Provided records:
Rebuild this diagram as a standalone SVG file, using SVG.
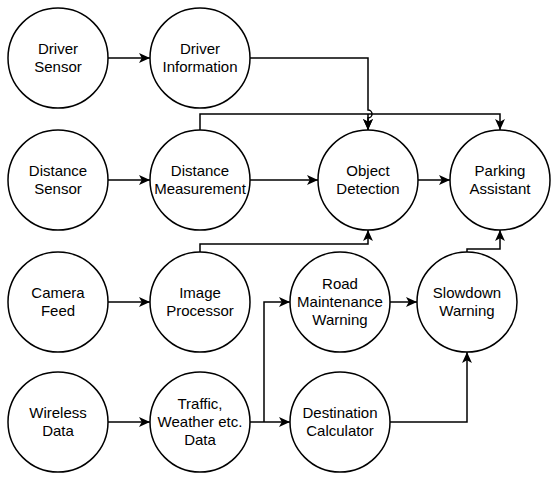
<svg xmlns="http://www.w3.org/2000/svg" width="556" height="478" viewBox="0 0 556 478">
<defs>
<marker id="arr" viewBox="0 0 10 10" refX="10" refY="5" markerWidth="11" markerHeight="11" markerUnits="userSpaceOnUse" orient="auto">
<path d="M0,0.5 L10,5 L0,9.5 L2.5,5 z" fill="#000"/>
</marker>
<style>
.n{fill:#fff;stroke:#000;stroke-width:1.5}
.t{font-family:"Liberation Sans",Arial,sans-serif;font-size:15px;text-anchor:middle;fill:#000}
.c{fill:none;stroke:#000;stroke-width:1.5}
</style>
</defs>
<rect width="556" height="478" fill="#fff"/>
<g id="connectors">
<path class="c" d="M108,58 H150" marker-end="url(#arr)"/>
<path class="c" d="M250,58 H368 V110 A4,4 0 0 1 368,118 V130" marker-end="url(#arr)"/>
<path class="c" d="M200,130 V114 H500 V130" marker-end="url(#arr)"/>
<path class="c" d="M368,114 V130" marker-end="url(#arr)"/>
<path class="c" d="M108,180 H150" marker-end="url(#arr)"/>
<path class="c" d="M250,180 H318" marker-end="url(#arr)"/>
<path class="c" d="M418,180 H450" marker-end="url(#arr)"/>
<path class="c" d="M200,252 V244 H368 V230" marker-end="url(#arr)"/>
<path class="c" d="M108,302 H150" marker-end="url(#arr)"/>
<path class="c" d="M108,422 H150" marker-end="url(#arr)"/>
<path class="c" d="M250,422 H290" marker-end="url(#arr)"/>
<path class="c" d="M264,422 V302 H290" marker-end="url(#arr)"/>
<path class="c" d="M390,302 H417" marker-end="url(#arr)"/>
<path class="c" d="M390,422 H467 V352" marker-end="url(#arr)"/>
<path class="c" d="M467,252 V249 H500 V230" marker-end="url(#arr)"/>
</g>
<g id="driver-sensor"><circle class="n" cx="58" cy="58" r="50"/><text class="t" x="58" y="54">Driver</text><text class="t" x="58" y="72">Sensor</text></g>
<g id="driver-information"><circle class="n" cx="200" cy="58" r="50"/><text class="t" x="200" y="54">Driver</text><text class="t" x="200" y="72">Information</text></g>
<g id="distance-sensor"><circle class="n" cx="58" cy="180" r="50"/><text class="t" x="58" y="176">Distance</text><text class="t" x="58" y="194">Sensor</text></g>
<g id="distance-measurement"><circle class="n" cx="200" cy="180" r="50"/><text class="t" x="200" y="176">Distance</text><text class="t" x="200" y="194">Measurement</text></g>
<g id="object-detection"><circle class="n" cx="368" cy="180" r="50"/><text class="t" x="368" y="176">Object</text><text class="t" x="368" y="194">Detection</text></g>
<g id="parking-assistant"><circle class="n" cx="500" cy="180" r="50"/><text class="t" x="500" y="176">Parking</text><text class="t" x="500" y="194">Assistant</text></g>
<g id="camera-feed"><circle class="n" cx="58" cy="302" r="50"/><text class="t" x="58" y="298">Camera</text><text class="t" x="58" y="316">Feed</text></g>
<g id="image-processor"><circle class="n" cx="200" cy="302" r="50"/><text class="t" x="200" y="298">Image</text><text class="t" x="200" y="316">Processor</text></g>
<g id="road-maintenance-warning"><circle class="n" cx="340" cy="302" r="50"/><text class="t" x="340" y="289">Road</text><text class="t" x="340" y="307">Maintenance</text><text class="t" x="340" y="325">Warning</text></g>
<g id="slowdown-warning"><circle class="n" cx="467" cy="302" r="50"/><text class="t" x="467" y="298">Slowdown</text><text class="t" x="467" y="316">Warning</text></g>
<g id="wireless-data"><circle class="n" cx="58" cy="422" r="50"/><text class="t" x="58" y="418">Wireless</text><text class="t" x="58" y="436">Data</text></g>
<g id="traffic-weather-data"><circle class="n" cx="200" cy="422" r="50"/><text class="t" x="200" y="409">Traffic,</text><text class="t" x="200" y="427">Weather etc.</text><text class="t" x="200" y="445">Data</text></g>
<g id="destination-calculator"><circle class="n" cx="340" cy="422" r="50"/><text class="t" x="340" y="418">Destination</text><text class="t" x="340" y="436">Calculator</text></g>
</svg>
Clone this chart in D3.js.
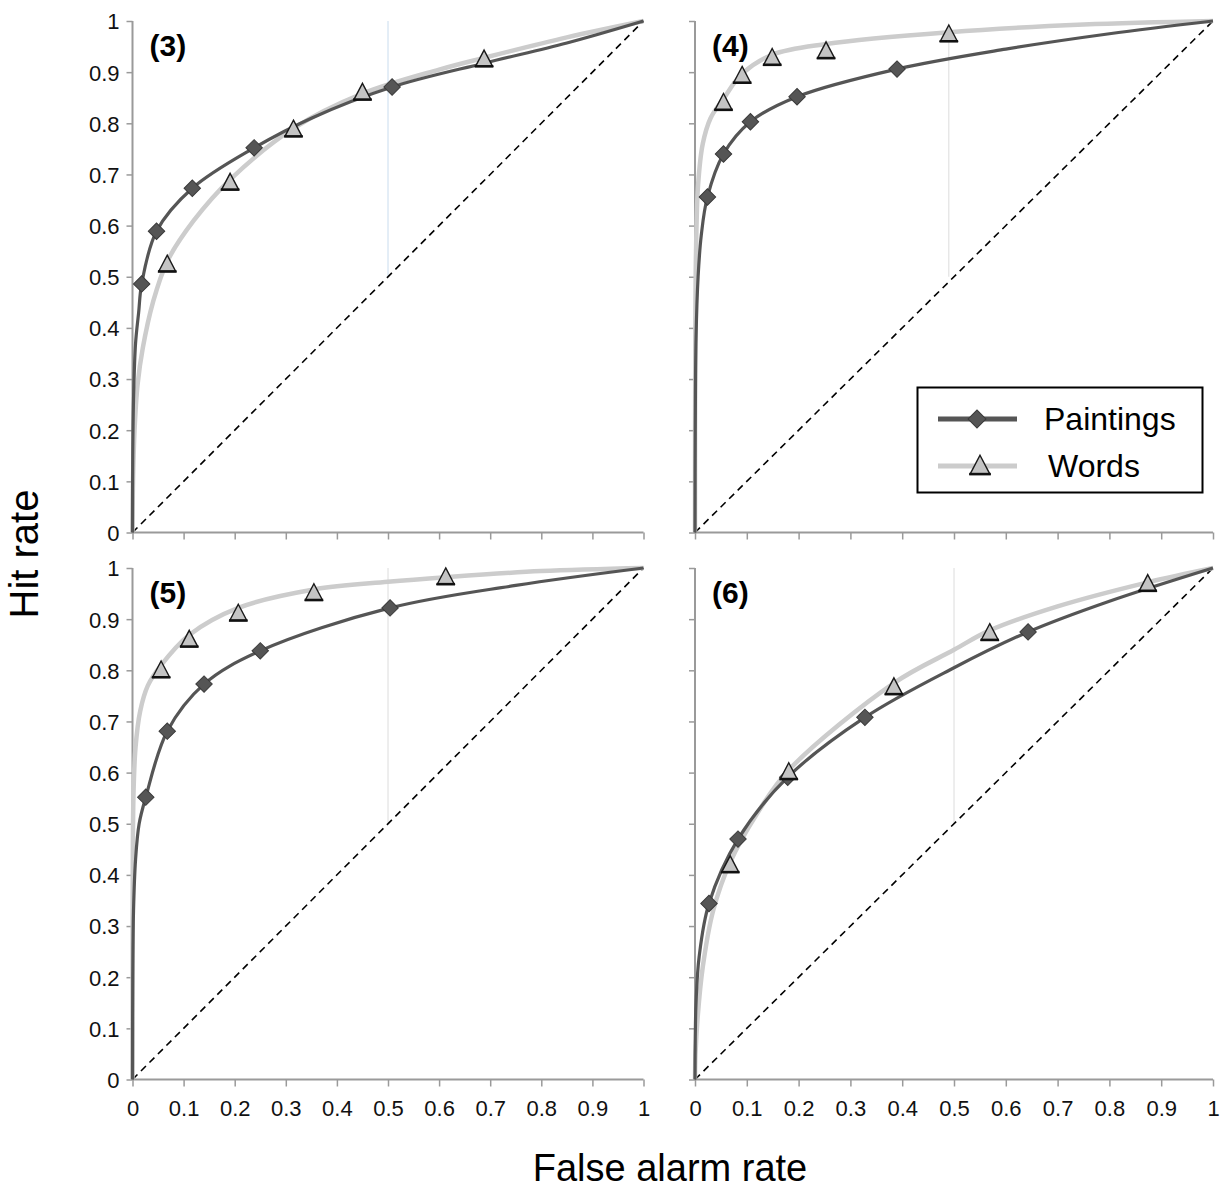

Task details: Make an exact copy of the data above, pictures excluded.

Solution for this exercise:
Rebuild this diagram as a standalone SVG file, using SVG.
<svg xmlns="http://www.w3.org/2000/svg" width="556" height="478" viewBox="0 0 556 478">
<defs>
<marker id="arr" viewBox="0 0 10 10" refX="10" refY="5" markerWidth="11" markerHeight="11" markerUnits="userSpaceOnUse" orient="auto">
<path d="M0,0.5 L10,5 L0,9.5 L2.5,5 z" fill="#000"/>
</marker>
<style>
.n{fill:#fff;stroke:#000;stroke-width:1.5}
.t{font-family:"Liberation Sans",Arial,sans-serif;font-size:15px;text-anchor:middle;fill:#000}
.c{fill:none;stroke:#000;stroke-width:1.5}
</style>
</defs>
<rect width="556" height="478" fill="#fff"/>
<g id="connectors">
<path class="c" d="M108,58 H150" marker-end="url(#arr)"/>
<path class="c" d="M250,58 H368 V110 A4,4 0 0 1 368,118 V130" marker-end="url(#arr)"/>
<path class="c" d="M200,130 V114 H500 V130" marker-end="url(#arr)"/>
<path class="c" d="M368,114 V130" marker-end="url(#arr)"/>
<path class="c" d="M108,180 H150" marker-end="url(#arr)"/>
<path class="c" d="M250,180 H318" marker-end="url(#arr)"/>
<path class="c" d="M418,180 H450" marker-end="url(#arr)"/>
<path class="c" d="M200,252 V244 H368 V230" marker-end="url(#arr)"/>
<path class="c" d="M108,302 H150" marker-end="url(#arr)"/>
<path class="c" d="M108,422 H150" marker-end="url(#arr)"/>
<path class="c" d="M250,422 H290" marker-end="url(#arr)"/>
<path class="c" d="M264,422 V302 H290" marker-end="url(#arr)"/>
<path class="c" d="M390,302 H417" marker-end="url(#arr)"/>
<path class="c" d="M390,422 H467 V352" marker-end="url(#arr)"/>
<path class="c" d="M467,252 V249 H500 V230" marker-end="url(#arr)"/>
</g>
<g id="driver-sensor"><circle class="n" cx="58" cy="58" r="50"/><text class="t" x="58" y="54">Driver</text><text class="t" x="58" y="72">Sensor</text></g>
<g id="driver-information"><circle class="n" cx="200" cy="58" r="50"/><text class="t" x="200" y="54">Driver</text><text class="t" x="200" y="72">Information</text></g>
<g id="distance-sensor"><circle class="n" cx="58" cy="180" r="50"/><text class="t" x="58" y="176">Distance</text><text class="t" x="58" y="194">Sensor</text></g>
<g id="distance-measurement"><circle class="n" cx="200" cy="180" r="50"/><text class="t" x="200" y="176">Distance</text><text class="t" x="200" y="194">Measurement</text></g>
<g id="object-detection"><circle class="n" cx="368" cy="180" r="50"/><text class="t" x="368" y="176">Object</text><text class="t" x="368" y="194">Detection</text></g>
<g id="parking-assistant"><circle class="n" cx="500" cy="180" r="50"/><text class="t" x="500" y="176">Parking</text><text class="t" x="500" y="194">Assistant</text></g>
<g id="camera-feed"><circle class="n" cx="58" cy="302" r="50"/><text class="t" x="58" y="298">Camera</text><text class="t" x="58" y="316">Feed</text></g>
<g id="image-processor"><circle class="n" cx="200" cy="302" r="50"/><text class="t" x="200" y="298">Image</text><text class="t" x="200" y="316">Processor</text></g>
<g id="road-maintenance-warning"><circle class="n" cx="340" cy="302" r="50"/><text class="t" x="340" y="289">Road</text><text class="t" x="340" y="307">Maintenance</text><text class="t" x="340" y="325">Warning</text></g>
<g id="slowdown-warning"><circle class="n" cx="467" cy="302" r="50"/><text class="t" x="467" y="298">Slowdown</text><text class="t" x="467" y="316">Warning</text></g>
<g id="wireless-data"><circle class="n" cx="58" cy="422" r="50"/><text class="t" x="58" y="418">Wireless</text><text class="t" x="58" y="436">Data</text></g>
<g id="traffic-weather-data"><circle class="n" cx="200" cy="422" r="50"/><text class="t" x="200" y="409">Traffic,</text><text class="t" x="200" y="427">Weather etc.</text><text class="t" x="200" y="445">Data</text></g>
<g id="destination-calculator"><circle class="n" cx="340" cy="422" r="50"/><text class="t" x="340" y="418">Destination</text><text class="t" x="340" y="436">Calculator</text></g>
</svg>
Clone this chart in D3.js.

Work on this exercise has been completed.